_EXERCISE BRIEF_
Reproduce nothing but the lines from the start of the material through the line that includes "import plotly.graph_objects as go", both ends included, and omit every picture.

_MATERIAL PROVIDED_
***

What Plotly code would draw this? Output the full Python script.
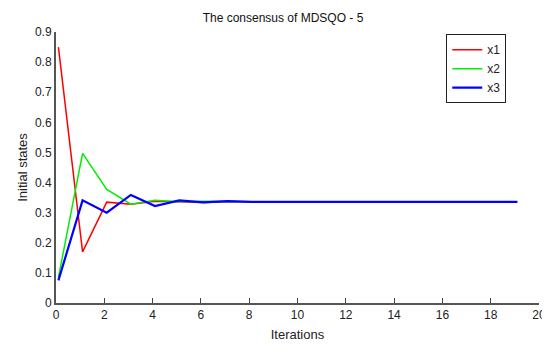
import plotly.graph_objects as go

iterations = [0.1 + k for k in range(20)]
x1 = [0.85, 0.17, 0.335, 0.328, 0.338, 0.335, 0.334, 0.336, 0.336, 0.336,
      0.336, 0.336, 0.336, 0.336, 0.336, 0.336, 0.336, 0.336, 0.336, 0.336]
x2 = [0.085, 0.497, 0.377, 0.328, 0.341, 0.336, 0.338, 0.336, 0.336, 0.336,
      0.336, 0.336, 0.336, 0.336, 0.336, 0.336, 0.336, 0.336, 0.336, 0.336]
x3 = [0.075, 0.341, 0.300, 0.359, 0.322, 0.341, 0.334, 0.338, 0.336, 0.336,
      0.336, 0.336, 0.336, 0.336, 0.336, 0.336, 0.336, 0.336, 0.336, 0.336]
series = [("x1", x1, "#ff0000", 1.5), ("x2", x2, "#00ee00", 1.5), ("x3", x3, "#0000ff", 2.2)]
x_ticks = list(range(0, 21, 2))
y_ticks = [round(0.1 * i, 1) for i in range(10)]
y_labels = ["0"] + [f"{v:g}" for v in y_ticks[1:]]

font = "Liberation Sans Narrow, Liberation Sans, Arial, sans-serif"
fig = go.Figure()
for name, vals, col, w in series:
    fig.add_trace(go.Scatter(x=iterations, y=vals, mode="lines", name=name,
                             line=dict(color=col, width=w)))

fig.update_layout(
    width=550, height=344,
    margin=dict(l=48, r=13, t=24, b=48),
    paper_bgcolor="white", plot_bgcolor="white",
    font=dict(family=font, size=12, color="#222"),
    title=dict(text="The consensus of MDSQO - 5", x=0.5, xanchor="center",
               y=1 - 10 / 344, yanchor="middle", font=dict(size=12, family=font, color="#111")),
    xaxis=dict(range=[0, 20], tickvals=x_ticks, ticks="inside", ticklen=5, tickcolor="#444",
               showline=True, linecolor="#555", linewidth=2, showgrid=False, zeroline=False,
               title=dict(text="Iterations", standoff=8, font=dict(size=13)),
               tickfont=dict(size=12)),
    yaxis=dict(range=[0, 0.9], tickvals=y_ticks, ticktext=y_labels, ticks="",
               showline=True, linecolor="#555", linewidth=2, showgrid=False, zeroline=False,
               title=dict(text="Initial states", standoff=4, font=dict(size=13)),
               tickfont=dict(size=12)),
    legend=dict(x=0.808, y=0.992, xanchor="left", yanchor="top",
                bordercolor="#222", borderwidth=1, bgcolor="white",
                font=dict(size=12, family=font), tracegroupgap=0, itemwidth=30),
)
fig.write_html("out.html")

***

_THE OUTPUT_
What Plotly code would draw this? Output the full Python script.
import plotly.graph_objects as go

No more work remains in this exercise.